Place the pan in the oven and roast the beets between 60 and 75 minutes, or until a small paring knife can be inserted in the flesh of the beet with little resistance.
When they are ready, remove the beets from the oven and allow them to cool covered, in the pan, until they can be handled. Strain them over a bowl, reserving the marinade for later. Peel the beets with your fingers, or a vegetable peeler if the skin isn't sliding off easily. Avoid using water to coax the skin free as it will dilute the flavors and add unnecessary moisture. Slice the peeled beets in 1/4-inch thick coins, place them in a bowl and add the reserved marinade as well as more oil and vinegar as needed. The beets slices should be thoroughly coated. Add the cherries, season to taste and set aside.

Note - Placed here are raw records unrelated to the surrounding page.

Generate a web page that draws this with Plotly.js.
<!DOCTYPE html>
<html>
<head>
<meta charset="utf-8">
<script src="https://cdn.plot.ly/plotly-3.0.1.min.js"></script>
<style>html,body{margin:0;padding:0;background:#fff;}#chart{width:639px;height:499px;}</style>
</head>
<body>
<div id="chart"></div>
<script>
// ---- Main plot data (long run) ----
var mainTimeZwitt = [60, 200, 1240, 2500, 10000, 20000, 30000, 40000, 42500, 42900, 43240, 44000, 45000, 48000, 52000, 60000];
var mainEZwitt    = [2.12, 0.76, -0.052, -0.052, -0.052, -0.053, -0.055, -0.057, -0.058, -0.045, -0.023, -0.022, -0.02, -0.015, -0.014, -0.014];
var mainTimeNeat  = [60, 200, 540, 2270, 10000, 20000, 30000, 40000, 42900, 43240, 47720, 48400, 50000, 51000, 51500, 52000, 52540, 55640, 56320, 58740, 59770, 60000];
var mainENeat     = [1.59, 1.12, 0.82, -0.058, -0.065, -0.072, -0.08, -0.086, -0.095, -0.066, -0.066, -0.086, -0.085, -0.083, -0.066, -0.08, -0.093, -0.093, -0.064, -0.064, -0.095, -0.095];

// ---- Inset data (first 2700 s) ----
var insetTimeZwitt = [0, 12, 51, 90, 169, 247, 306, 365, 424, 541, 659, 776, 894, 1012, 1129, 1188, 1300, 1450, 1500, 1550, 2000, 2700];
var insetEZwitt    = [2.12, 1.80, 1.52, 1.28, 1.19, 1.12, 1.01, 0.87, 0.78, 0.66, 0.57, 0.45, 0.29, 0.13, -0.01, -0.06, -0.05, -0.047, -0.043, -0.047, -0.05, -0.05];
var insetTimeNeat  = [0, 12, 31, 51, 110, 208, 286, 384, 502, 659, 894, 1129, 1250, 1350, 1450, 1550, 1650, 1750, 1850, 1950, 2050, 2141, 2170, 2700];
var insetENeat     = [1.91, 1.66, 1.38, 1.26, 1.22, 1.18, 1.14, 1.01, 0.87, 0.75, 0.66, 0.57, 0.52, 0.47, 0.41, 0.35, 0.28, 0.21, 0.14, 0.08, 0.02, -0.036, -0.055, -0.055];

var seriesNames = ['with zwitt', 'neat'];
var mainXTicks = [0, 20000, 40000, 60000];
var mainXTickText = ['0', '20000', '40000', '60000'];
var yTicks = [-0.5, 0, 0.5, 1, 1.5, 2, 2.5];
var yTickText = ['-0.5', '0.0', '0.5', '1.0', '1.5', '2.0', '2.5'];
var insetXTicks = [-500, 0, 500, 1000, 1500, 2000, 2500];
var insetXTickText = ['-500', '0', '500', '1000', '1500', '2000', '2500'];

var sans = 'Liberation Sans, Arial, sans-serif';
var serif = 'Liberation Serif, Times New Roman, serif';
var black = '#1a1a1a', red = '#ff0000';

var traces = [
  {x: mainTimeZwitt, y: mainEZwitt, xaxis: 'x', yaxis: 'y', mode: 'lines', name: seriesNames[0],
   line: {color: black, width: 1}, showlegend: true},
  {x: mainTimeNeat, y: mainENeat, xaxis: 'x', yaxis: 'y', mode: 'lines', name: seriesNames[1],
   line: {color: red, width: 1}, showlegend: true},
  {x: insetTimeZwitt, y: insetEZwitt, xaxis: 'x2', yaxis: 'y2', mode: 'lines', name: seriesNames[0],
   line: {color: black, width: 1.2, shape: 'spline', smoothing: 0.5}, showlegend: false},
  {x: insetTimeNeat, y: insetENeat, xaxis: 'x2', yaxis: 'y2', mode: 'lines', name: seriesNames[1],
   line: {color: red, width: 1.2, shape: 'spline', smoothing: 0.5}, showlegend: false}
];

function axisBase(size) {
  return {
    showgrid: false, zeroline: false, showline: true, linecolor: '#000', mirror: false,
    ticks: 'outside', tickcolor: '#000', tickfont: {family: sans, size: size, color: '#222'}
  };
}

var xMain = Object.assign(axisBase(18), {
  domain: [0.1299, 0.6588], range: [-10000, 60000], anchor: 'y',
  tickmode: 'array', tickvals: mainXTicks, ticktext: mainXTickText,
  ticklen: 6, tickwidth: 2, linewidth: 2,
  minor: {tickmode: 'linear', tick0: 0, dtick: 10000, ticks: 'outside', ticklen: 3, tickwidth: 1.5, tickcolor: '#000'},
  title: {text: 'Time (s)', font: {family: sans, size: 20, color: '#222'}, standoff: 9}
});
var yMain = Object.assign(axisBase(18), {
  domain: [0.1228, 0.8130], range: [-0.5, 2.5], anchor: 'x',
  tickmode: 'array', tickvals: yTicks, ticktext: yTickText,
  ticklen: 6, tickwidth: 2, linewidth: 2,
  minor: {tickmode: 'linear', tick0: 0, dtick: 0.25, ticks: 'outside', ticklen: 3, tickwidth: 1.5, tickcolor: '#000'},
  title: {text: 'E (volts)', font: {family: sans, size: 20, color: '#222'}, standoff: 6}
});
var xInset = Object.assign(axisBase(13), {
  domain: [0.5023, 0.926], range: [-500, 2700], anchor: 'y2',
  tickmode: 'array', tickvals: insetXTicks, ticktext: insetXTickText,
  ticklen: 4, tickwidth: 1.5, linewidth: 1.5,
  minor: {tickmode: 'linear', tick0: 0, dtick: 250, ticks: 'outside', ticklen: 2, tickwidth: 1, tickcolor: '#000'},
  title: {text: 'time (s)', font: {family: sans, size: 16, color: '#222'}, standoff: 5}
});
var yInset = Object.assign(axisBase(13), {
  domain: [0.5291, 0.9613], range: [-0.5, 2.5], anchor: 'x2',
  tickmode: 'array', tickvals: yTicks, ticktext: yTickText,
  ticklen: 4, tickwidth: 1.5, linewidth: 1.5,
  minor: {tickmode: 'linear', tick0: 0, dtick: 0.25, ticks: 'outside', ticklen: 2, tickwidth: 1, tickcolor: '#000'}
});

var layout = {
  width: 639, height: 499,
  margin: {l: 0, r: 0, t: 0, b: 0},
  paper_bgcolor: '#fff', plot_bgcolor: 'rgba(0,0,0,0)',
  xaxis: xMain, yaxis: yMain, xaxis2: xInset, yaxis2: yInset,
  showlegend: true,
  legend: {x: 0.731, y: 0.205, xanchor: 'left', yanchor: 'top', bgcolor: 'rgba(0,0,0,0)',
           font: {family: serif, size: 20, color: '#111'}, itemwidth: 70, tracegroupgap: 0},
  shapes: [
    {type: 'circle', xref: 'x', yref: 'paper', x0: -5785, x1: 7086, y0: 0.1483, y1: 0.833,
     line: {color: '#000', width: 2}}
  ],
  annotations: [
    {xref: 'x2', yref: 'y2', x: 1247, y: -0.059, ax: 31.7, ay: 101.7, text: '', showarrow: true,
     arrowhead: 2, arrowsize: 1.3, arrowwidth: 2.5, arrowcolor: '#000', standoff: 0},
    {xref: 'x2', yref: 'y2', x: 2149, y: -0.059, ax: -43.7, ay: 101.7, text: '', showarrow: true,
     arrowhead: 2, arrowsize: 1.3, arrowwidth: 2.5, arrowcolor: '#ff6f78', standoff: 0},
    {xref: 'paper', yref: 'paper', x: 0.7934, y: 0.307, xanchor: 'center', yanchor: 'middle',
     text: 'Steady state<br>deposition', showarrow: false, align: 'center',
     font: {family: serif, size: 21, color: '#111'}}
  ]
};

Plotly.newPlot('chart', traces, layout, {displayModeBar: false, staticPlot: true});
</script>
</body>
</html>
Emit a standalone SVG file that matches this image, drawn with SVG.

If the outer layer of the fennel bulb is stringy, use a vegetable peeler to remove the outer layer of skin before cutting the bulb in half and removing the core. Place the fennel halves on a cutting board cut side down and slice as thinly as possible. Toss the fennel slices in a separate bowl with the lemon juice and season with a pinch of salt.
To serve, put a spoonful of beets and cherries in the center of each plate. Scatter fennel slices on top, along with a few micro greens or herb leaves, and 3 or 4 small dollops of goat cheese. Lightly season with finishing salt and freshly ground black pepper and serve immediately.